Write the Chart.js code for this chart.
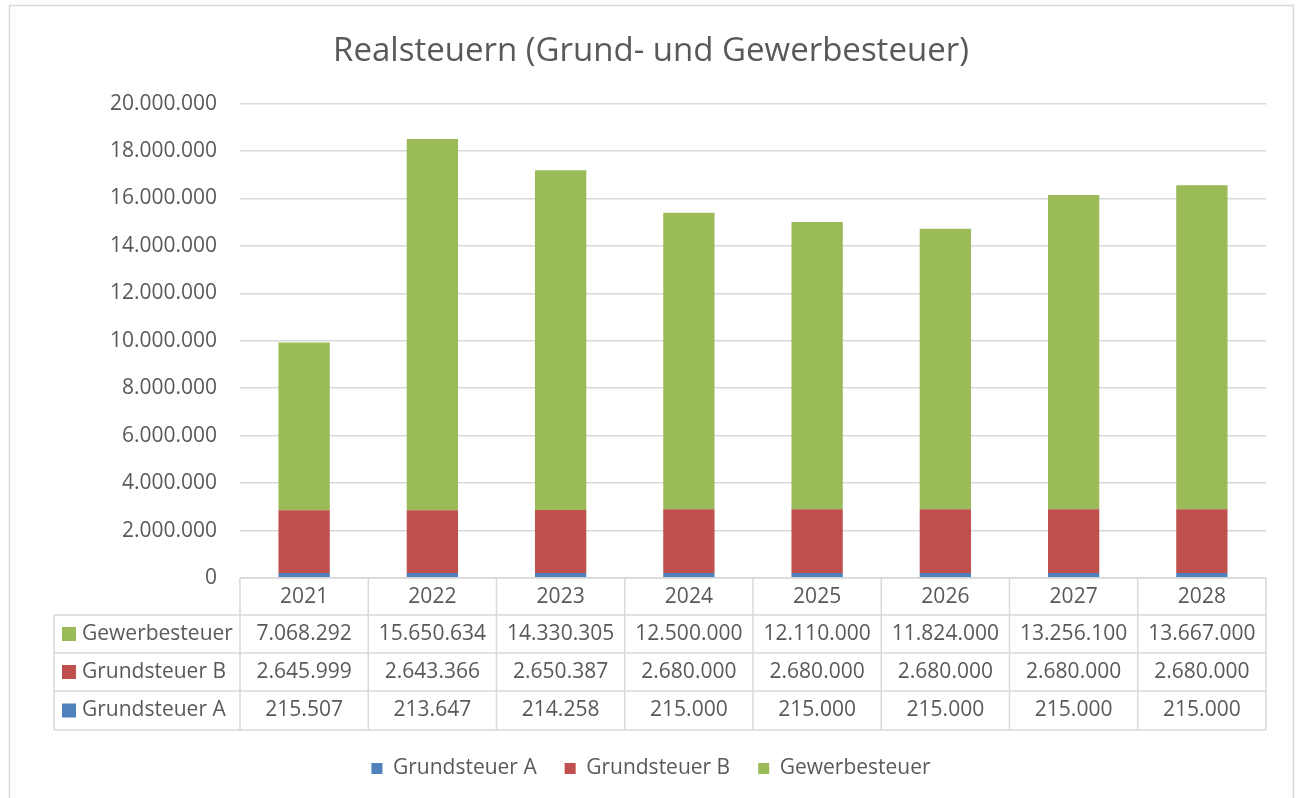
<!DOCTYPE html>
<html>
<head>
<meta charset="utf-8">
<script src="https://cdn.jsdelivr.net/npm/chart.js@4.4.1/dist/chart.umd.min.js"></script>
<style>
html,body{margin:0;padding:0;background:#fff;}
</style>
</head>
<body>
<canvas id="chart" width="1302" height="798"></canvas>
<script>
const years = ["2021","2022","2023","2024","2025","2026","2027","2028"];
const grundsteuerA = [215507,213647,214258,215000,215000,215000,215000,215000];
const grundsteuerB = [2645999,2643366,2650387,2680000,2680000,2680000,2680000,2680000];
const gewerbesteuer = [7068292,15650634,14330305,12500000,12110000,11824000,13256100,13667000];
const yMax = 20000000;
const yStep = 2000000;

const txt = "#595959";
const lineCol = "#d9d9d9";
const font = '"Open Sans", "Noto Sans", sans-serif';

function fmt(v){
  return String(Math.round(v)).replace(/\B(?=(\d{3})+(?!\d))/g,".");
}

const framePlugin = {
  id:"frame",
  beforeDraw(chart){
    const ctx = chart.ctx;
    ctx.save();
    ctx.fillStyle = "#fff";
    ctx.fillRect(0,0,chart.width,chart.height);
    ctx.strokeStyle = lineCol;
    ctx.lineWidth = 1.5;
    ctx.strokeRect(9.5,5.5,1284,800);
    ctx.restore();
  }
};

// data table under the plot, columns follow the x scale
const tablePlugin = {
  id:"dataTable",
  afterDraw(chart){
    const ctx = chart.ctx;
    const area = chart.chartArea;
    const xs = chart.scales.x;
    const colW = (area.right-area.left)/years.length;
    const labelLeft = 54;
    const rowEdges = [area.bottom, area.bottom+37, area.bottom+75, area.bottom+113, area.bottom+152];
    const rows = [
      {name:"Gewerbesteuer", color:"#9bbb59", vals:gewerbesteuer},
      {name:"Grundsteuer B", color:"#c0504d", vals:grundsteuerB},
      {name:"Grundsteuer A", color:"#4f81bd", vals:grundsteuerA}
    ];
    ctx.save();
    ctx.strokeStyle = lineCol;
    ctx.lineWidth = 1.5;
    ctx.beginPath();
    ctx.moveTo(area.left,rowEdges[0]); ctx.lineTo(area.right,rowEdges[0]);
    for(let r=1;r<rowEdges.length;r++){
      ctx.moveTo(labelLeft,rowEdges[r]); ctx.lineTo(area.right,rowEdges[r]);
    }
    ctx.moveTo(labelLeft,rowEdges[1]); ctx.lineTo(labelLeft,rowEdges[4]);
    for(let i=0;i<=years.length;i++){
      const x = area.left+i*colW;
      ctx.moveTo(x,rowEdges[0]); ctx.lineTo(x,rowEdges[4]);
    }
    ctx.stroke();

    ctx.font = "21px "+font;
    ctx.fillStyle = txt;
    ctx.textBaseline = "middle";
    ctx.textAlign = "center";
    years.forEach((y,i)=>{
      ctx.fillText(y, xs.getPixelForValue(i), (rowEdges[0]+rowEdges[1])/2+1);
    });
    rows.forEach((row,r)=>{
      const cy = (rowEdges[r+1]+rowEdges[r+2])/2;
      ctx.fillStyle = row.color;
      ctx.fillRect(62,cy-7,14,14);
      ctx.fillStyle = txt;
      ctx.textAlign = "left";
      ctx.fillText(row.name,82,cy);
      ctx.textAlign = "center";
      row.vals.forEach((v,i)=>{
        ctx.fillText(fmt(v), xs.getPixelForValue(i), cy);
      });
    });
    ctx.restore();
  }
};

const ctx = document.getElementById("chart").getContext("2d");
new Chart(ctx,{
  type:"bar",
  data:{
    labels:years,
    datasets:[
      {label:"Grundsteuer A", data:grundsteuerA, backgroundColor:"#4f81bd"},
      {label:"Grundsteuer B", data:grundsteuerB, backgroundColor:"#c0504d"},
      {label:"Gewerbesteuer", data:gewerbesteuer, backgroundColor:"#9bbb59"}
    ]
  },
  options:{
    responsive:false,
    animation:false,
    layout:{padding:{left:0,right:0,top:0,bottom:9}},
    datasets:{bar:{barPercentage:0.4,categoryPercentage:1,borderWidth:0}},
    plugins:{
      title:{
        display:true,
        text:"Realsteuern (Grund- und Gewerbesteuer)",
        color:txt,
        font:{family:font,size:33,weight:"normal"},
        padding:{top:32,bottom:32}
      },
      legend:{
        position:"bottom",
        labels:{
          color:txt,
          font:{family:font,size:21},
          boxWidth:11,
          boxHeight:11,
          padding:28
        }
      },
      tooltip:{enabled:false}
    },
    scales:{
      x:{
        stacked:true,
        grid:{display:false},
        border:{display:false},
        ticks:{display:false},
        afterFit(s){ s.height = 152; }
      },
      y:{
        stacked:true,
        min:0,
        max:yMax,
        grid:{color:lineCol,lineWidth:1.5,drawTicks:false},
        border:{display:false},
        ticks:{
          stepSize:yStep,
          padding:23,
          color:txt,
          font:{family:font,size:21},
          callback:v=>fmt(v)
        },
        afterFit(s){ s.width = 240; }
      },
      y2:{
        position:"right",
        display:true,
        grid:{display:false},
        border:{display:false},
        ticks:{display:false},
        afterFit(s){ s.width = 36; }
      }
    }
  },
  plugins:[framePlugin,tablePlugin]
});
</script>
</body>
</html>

==============================

Reproduce each line exactly, please, except for any pictures.

EXERCISE RESPONSE:
Write the Chart.js code for this chart.
<!DOCTYPE html>
<html>
<head>
<meta charset="utf-8">
<script src="https://cdn.jsdelivr.net/npm/chart.js@4.4.1/dist/chart.umd.min.js"></script>
<style>
html,body{margin:0;padding:0;background:#fff;}
</style>
</head>
<body>
<canvas id="chart" width="1302" height="798"></canvas>
<script>
const years = ["2021","2022","2023","2024","2025","2026","2027","2028"];
const grundsteuerA = [215507,213647,214258,215000,215000,215000,215000,215000];
const grundsteuerB = [2645999,2643366,2650387,2680000,2680000,2680000,2680000,2680000];
const gewerbesteuer = [7068292,15650634,14330305,12500000,12110000,11824000,13256100,13667000];
const yMax = 20000000;
const yStep = 2000000;

const txt = "#595959";
const lineCol = "#d9d9d9";
const font = '"Open Sans", "Noto Sans", sans-serif';

function fmt(v){
  return String(Math.round(v)).replace(/\B(?=(\d{3})+(?!\d))/g,".");
}

const framePlugin = {
  id:"frame",
  beforeDraw(chart){
    const ctx = chart.ctx;
    ctx.save();
    ctx.fillStyle = "#fff";
    ctx.fillRect(0,0,chart.width,chart.height);
    ctx.strokeStyle = lineCol;
    ctx.lineWidth = 1.5;
    ctx.strokeRect(9.5,5.5,1284,800);
    ctx.restore();
  }
};

// data table under the plot, columns follow the x scale
const tablePlugin = {
  id:"dataTable",
  afterDraw(chart){
    const ctx = chart.ctx;
    const area = chart.chartArea;
    const xs = chart.scales.x;
    const colW = (area.right-area.left)/years.length;
    const labelLeft = 54;
    const rowEdges = [area.bottom, area.bottom+37, area.bottom+75, area.bottom+113, area.bottom+152];
    const rows = [
      {name:"Gewerbesteuer", color:"#9bbb59", vals:gewerbesteuer},
      {name:"Grundsteuer B", color:"#c0504d", vals:grundsteuerB},
      {name:"Grundsteuer A", color:"#4f81bd", vals:grundsteuerA}
    ];
    ctx.save();
    ctx.strokeStyle = lineCol;
    ctx.lineWidth = 1.5;
    ctx.beginPath();
    ctx.moveTo(area.left,rowEdges[0]); ctx.lineTo(area.right,rowEdges[0]);
    for(let r=1;r<rowEdges.length;r++){
      ctx.moveTo(labelLeft,rowEdges[r]); ctx.lineTo(area.right,rowEdges[r]);
    }
    ctx.moveTo(labelLeft,rowEdges[1]); ctx.lineTo(labelLeft,rowEdges[4]);
    for(let i=0;i<=years.length;i++){
      const x = area.left+i*colW;
      ctx.moveTo(x,rowEdges[0]); ctx.lineTo(x,rowEdges[4]);
    }
    ctx.stroke();

    ctx.font = "21px "+font;
    ctx.fillStyle = txt;
    ctx.textBaseline = "middle";
    ctx.textAlign = "center";
    years.forEach((y,i)=>{
      ctx.fillText(y, xs.getPixelForValue(i), (rowEdges[0]+rowEdges[1])/2+1);
    });
    rows.forEach((row,r)=>{
      const cy = (rowEdges[r+1]+rowEdges[r+2])/2;
      ctx.fillStyle = row.color;
      ctx.fillRect(62,cy-7,14,14);
      ctx.fillStyle = txt;
      ctx.textAlign = "left";
      ctx.fillText(row.name,82,cy);
      ctx.textAlign = "center";
      row.vals.forEach((v,i)=>{
        ctx.fillText(fmt(v), xs.getPixelForValue(i), cy);
      });
    });
    ctx.restore();
  }
};

const ctx = document.getElementById("chart").getContext("2d");
new Chart(ctx,{
  type:"bar",
  data:{
    labels:years,
    datasets:[
      {label:"Grundsteuer A", data:grundsteuerA, backgroundColor:"#4f81bd"},
      {label:"Grundsteuer B", data:grundsteuerB, backgroundColor:"#c0504d"},
      {label:"Gewerbesteuer", data:gewerbesteuer, backgroundColor:"#9bbb59"}
    ]
  },
  options:{
    responsive:false,
    animation:false,
    layout:{padding:{left:0,right:0,top:0,bottom:9}},
    datasets:{bar:{barPercentage:0.4,categoryPercentage:1,borderWidth:0}},
    plugins:{
      title:{
        display:true,
        text:"Realsteuern (Grund- und Gewerbesteuer)",
        color:txt,
        font:{family:font,size:33,weight:"normal"},
        padding:{top:32,bottom:32}
      },
      legend:{
        position:"bottom",
        labels:{
          color:txt,
          font:{family:font,size:21},
          boxWidth:11,
          boxHeight:11,
          padding:28
        }
      },
      tooltip:{enabled:false}
    },
    scales:{
      x:{
        stacked:true,
        grid:{display:false},
        border:{display:false},
        ticks:{display:false},
        afterFit(s){ s.height = 152; }
      },
      y:{
        stacked:true,
        min:0,
        max:yMax,
        grid:{color:lineCol,lineWidth:1.5,drawTicks:false},
        border:{display:false},
        ticks:{
          stepSize:yStep,
          padding:23,
          color:txt,
          font:{family:font,size:21},
          callback:v=>fmt(v)
        },
        afterFit(s){ s.width = 240; }
      },
      y2:{
        position:"right",
        display:true,
        grid:{display:false},
        border:{display:false},
        ticks:{display:false},
        afterFit(s){ s.width = 36; }
      }
    }
  },
  plugins:[framePlugin,tablePlugin]
});
</script>
</body>
</html>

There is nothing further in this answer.